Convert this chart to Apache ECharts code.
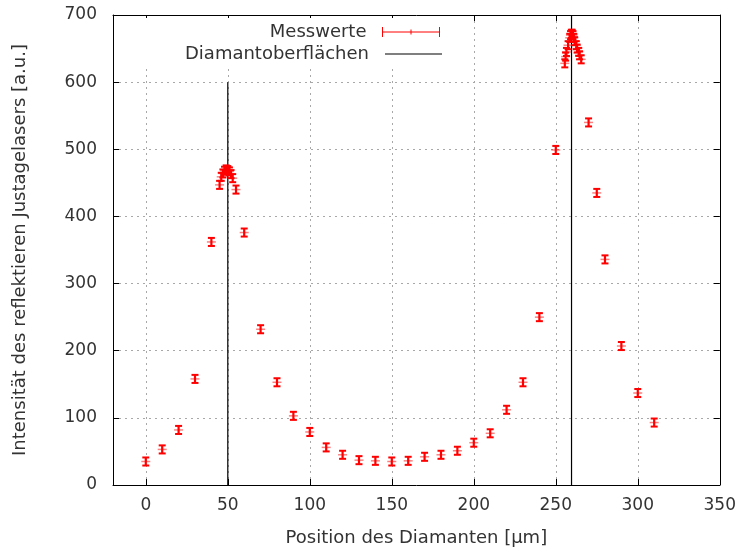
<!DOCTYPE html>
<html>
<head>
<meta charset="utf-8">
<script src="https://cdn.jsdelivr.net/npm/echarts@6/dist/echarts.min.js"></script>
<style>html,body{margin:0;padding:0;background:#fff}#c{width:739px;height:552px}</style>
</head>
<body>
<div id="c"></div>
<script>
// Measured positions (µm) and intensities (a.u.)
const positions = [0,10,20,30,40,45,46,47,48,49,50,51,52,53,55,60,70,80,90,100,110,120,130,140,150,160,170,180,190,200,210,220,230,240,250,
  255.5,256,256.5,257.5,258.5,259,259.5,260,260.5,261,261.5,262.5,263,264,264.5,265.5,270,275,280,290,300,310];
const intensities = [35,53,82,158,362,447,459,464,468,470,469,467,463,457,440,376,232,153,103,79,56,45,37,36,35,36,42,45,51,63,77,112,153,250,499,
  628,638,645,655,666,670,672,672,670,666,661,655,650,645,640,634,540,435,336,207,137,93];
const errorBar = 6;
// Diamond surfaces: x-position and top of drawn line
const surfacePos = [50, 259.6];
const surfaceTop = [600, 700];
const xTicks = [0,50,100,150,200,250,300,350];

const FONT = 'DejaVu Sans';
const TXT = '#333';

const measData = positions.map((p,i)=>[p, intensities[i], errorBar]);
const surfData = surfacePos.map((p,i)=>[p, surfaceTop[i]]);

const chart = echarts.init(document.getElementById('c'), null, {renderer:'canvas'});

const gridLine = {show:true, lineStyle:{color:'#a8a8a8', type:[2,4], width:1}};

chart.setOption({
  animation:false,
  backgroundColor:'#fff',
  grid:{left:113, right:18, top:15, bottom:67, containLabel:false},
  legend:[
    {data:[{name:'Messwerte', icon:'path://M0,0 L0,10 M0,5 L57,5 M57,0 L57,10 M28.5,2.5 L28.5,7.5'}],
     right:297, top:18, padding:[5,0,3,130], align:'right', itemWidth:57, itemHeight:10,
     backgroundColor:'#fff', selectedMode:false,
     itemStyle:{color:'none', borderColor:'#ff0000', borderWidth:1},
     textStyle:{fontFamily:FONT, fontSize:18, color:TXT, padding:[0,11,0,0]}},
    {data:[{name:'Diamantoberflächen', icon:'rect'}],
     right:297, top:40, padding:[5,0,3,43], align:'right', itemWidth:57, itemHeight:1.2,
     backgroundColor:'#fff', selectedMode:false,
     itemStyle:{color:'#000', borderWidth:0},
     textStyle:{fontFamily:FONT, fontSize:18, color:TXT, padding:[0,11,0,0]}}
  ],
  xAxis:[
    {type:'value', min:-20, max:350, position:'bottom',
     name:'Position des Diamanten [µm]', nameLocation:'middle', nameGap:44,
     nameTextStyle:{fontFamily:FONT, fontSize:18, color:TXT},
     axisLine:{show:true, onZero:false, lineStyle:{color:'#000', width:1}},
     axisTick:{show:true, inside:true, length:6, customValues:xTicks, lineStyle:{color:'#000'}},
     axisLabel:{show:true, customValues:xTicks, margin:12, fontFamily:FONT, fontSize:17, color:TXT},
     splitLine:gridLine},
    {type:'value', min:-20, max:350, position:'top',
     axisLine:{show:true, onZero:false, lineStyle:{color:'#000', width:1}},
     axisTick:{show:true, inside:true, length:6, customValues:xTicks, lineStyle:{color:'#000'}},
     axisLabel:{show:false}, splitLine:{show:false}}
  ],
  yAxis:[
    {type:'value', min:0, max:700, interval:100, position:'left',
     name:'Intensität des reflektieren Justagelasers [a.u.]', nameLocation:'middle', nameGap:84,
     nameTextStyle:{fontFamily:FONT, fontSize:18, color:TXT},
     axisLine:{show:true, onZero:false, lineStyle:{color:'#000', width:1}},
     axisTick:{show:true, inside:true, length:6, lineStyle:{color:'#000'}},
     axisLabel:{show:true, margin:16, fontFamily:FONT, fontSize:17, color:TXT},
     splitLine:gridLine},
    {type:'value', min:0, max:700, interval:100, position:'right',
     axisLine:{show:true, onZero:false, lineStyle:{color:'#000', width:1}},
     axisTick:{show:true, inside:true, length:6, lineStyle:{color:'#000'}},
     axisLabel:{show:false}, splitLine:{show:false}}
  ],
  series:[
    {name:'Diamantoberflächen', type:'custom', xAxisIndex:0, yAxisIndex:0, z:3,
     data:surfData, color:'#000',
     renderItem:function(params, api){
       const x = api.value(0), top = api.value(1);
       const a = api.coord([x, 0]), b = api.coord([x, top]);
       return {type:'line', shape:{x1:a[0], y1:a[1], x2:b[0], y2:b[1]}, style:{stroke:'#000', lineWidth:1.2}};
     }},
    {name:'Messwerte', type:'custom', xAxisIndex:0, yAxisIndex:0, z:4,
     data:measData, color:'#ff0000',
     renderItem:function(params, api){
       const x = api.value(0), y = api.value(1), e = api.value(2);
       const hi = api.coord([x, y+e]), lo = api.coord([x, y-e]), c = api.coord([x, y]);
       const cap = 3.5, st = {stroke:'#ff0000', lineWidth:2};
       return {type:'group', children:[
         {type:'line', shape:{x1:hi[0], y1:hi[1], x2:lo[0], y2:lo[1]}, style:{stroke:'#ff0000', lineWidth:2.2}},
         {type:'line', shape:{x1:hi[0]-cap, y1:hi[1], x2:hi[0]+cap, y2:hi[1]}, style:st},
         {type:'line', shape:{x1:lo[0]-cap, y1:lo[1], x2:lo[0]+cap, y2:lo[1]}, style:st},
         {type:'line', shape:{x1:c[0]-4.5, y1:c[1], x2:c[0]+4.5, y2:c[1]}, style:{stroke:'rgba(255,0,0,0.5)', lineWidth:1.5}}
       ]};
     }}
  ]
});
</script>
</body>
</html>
● ● ● ● ●
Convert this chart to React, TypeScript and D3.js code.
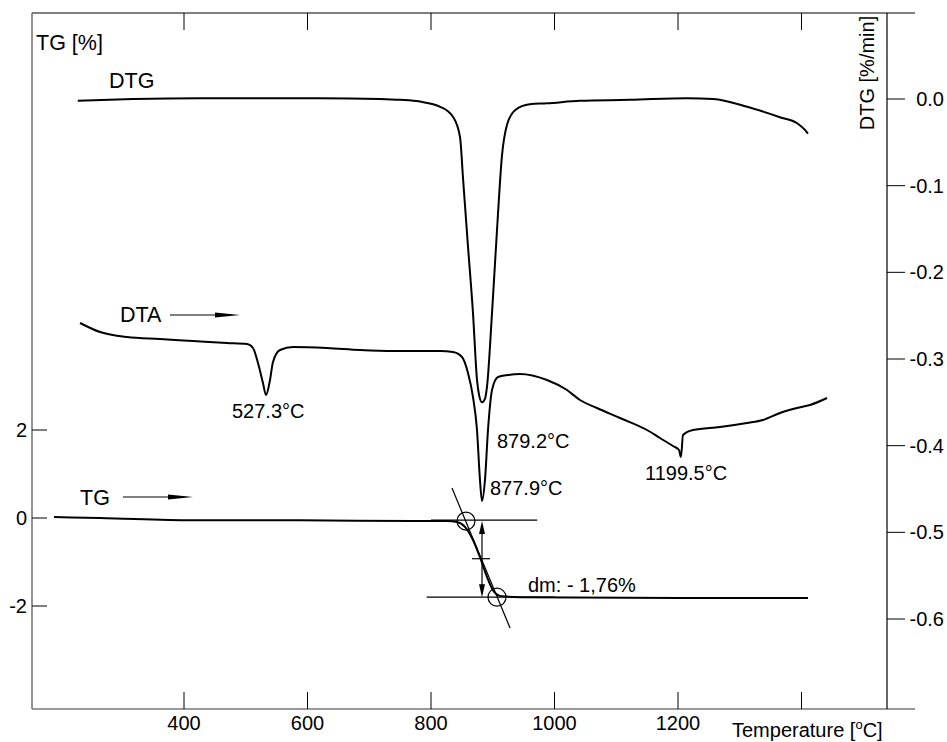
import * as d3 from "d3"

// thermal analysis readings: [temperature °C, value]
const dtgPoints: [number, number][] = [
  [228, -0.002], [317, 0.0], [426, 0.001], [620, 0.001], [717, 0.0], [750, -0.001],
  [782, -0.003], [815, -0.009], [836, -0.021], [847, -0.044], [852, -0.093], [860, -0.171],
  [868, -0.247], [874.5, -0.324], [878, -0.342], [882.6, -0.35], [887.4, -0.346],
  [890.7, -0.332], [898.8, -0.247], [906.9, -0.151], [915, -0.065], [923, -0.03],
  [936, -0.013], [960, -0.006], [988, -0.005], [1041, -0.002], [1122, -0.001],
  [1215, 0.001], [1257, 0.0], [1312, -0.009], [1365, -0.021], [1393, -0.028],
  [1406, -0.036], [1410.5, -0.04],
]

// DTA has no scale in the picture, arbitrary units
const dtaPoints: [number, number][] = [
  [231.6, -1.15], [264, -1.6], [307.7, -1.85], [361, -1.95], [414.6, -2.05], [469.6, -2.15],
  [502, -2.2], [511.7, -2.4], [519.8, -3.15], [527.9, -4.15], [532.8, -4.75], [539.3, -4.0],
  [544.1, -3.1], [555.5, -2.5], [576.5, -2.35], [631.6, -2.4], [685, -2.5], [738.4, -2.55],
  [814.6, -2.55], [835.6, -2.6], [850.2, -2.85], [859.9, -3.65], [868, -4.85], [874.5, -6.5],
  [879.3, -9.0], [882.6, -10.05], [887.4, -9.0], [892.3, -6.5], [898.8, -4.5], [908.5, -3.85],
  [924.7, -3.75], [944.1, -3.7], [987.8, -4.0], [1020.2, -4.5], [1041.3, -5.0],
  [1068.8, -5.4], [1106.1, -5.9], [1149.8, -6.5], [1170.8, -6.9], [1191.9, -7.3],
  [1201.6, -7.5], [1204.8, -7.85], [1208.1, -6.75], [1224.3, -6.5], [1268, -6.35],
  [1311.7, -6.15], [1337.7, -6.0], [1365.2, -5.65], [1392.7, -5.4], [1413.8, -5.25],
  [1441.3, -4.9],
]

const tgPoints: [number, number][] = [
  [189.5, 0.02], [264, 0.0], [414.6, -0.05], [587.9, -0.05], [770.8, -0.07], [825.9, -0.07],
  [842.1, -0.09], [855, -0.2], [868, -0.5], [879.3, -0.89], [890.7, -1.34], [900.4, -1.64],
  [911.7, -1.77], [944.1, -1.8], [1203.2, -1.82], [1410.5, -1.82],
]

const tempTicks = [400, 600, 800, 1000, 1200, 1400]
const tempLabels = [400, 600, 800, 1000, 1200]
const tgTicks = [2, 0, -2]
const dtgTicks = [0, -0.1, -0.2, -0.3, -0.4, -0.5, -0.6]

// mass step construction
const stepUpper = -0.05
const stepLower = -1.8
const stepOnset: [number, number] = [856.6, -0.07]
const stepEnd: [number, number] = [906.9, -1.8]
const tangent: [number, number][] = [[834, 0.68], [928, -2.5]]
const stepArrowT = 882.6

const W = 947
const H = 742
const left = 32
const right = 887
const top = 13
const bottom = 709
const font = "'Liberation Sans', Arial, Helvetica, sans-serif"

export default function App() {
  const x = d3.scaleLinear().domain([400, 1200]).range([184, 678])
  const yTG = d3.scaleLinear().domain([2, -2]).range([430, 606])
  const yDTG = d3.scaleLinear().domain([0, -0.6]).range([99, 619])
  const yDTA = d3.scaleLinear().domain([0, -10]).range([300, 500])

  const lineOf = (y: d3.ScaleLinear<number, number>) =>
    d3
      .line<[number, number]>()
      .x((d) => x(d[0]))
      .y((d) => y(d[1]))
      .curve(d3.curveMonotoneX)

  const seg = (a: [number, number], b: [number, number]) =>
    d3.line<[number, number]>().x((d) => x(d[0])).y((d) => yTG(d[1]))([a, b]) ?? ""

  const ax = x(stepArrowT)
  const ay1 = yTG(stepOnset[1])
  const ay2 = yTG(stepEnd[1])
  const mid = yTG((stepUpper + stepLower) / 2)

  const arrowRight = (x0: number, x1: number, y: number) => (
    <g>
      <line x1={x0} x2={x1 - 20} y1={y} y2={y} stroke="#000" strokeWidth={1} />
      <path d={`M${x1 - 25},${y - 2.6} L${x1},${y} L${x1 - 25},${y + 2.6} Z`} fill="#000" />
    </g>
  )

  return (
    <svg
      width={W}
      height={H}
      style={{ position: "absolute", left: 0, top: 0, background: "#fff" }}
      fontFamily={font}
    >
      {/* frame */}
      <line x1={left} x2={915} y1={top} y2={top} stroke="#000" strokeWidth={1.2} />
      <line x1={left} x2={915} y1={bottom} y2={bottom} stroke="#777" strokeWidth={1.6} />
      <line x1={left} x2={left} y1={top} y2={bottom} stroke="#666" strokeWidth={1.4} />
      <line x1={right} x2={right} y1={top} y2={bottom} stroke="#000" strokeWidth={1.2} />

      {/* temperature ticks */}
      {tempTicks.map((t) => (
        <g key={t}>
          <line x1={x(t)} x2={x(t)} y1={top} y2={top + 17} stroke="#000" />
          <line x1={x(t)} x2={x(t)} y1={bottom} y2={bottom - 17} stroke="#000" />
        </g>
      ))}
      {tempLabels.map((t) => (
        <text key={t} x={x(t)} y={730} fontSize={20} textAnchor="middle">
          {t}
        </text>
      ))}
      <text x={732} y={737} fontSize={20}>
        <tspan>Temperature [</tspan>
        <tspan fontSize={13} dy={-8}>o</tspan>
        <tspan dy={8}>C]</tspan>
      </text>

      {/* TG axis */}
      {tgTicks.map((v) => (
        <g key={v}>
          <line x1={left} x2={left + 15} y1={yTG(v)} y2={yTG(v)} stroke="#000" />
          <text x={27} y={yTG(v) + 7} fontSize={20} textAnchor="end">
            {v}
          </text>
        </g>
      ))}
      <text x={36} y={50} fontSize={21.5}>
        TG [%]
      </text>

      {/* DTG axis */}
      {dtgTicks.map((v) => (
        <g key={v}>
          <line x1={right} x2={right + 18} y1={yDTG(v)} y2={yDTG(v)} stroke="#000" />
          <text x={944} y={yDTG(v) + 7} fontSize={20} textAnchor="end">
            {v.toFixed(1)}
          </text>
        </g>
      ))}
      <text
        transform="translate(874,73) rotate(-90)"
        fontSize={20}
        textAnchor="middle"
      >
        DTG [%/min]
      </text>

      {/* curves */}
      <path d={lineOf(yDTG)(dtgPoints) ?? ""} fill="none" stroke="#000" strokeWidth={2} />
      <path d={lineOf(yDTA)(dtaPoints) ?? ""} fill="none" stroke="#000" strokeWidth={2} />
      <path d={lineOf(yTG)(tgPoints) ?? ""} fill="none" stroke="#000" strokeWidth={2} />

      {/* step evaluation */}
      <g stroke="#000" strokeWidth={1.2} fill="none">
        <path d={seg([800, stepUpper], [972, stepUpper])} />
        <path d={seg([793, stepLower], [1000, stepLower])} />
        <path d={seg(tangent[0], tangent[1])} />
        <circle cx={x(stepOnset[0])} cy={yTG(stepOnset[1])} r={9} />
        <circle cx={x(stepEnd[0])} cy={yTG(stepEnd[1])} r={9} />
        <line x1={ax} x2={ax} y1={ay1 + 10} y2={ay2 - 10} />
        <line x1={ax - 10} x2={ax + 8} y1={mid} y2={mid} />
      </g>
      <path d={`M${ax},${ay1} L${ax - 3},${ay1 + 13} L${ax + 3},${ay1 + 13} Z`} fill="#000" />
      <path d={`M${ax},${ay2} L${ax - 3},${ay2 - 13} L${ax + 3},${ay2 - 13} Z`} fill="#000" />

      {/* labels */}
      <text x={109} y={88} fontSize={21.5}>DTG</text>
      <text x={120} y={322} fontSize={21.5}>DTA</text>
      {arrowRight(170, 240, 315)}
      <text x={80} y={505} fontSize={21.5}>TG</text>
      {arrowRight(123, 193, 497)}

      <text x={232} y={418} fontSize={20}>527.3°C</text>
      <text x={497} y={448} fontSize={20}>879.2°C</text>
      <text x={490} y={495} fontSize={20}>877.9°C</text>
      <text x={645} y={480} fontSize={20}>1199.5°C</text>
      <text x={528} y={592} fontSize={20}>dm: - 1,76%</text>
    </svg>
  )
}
● ● ● ● ●
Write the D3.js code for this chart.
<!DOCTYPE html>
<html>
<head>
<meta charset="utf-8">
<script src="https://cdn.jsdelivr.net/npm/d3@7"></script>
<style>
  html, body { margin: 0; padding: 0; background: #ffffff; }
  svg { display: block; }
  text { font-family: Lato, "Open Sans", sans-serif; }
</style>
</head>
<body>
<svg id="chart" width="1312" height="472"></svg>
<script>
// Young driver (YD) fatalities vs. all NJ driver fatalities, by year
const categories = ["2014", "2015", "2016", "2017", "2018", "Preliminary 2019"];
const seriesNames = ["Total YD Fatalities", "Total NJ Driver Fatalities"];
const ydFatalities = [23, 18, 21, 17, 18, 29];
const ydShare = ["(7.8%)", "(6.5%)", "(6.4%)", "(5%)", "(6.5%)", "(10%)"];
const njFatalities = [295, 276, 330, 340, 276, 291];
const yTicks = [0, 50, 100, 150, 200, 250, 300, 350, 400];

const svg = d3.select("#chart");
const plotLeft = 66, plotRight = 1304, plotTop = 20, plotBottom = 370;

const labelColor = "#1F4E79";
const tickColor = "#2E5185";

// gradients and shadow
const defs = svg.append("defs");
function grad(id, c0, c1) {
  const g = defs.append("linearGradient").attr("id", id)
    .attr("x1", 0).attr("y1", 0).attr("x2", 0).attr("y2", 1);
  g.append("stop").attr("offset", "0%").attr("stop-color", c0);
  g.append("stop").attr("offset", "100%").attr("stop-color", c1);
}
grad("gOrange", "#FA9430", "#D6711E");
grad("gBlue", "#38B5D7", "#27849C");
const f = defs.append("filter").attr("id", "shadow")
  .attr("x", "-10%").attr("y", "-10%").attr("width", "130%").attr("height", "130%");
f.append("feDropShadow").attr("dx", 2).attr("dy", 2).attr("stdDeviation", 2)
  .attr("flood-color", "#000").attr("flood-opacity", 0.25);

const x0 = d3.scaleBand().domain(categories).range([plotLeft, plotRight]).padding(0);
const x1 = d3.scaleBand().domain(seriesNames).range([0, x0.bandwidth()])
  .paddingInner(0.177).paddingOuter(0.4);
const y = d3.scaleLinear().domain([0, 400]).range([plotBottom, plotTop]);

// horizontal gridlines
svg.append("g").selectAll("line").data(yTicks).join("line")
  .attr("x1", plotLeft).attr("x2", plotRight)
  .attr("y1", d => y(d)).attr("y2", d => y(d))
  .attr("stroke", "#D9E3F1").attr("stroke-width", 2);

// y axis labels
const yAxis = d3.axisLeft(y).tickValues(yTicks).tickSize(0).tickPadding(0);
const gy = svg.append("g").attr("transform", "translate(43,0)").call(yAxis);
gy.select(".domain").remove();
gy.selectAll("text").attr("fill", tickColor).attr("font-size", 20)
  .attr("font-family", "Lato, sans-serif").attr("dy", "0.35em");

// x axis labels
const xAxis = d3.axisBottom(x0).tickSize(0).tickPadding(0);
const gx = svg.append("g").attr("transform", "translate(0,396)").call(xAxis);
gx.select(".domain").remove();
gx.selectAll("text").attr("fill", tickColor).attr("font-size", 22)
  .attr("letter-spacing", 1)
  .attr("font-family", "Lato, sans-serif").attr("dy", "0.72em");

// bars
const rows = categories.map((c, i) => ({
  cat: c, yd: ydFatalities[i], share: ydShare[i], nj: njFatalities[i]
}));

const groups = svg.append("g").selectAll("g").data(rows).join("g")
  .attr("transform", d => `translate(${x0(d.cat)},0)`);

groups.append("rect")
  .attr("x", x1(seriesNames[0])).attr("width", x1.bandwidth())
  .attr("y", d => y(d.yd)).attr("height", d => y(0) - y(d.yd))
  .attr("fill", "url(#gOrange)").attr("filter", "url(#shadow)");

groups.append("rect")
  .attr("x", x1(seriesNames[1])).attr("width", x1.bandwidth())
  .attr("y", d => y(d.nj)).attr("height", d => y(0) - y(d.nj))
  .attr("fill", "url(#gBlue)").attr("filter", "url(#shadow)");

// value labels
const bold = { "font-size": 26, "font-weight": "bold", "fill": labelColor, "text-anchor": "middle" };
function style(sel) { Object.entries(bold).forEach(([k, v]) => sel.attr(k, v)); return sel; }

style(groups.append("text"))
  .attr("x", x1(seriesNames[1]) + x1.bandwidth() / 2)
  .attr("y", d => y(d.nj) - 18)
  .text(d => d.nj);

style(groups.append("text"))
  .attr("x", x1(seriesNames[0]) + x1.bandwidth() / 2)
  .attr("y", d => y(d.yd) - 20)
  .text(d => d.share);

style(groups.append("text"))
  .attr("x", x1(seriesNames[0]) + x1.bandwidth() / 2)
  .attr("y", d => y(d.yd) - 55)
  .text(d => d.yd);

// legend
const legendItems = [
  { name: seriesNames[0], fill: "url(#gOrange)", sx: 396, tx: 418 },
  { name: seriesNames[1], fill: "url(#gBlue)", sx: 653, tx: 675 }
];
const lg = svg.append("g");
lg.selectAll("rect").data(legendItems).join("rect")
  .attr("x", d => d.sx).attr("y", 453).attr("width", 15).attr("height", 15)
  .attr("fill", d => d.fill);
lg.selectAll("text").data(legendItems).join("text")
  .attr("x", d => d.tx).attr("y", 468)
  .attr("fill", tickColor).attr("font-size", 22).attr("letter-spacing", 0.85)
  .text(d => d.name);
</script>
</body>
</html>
● ● ● ● ●
Required task — Only the lines from the one with "Convert this chart to React, TypeScript" down to the one with "import * as" belong in your copy, both ends included; write them out exactly and skip any pictures.

The answer —
Convert this chart to React, TypeScript and D3.js code.
import * as d3 from "d3"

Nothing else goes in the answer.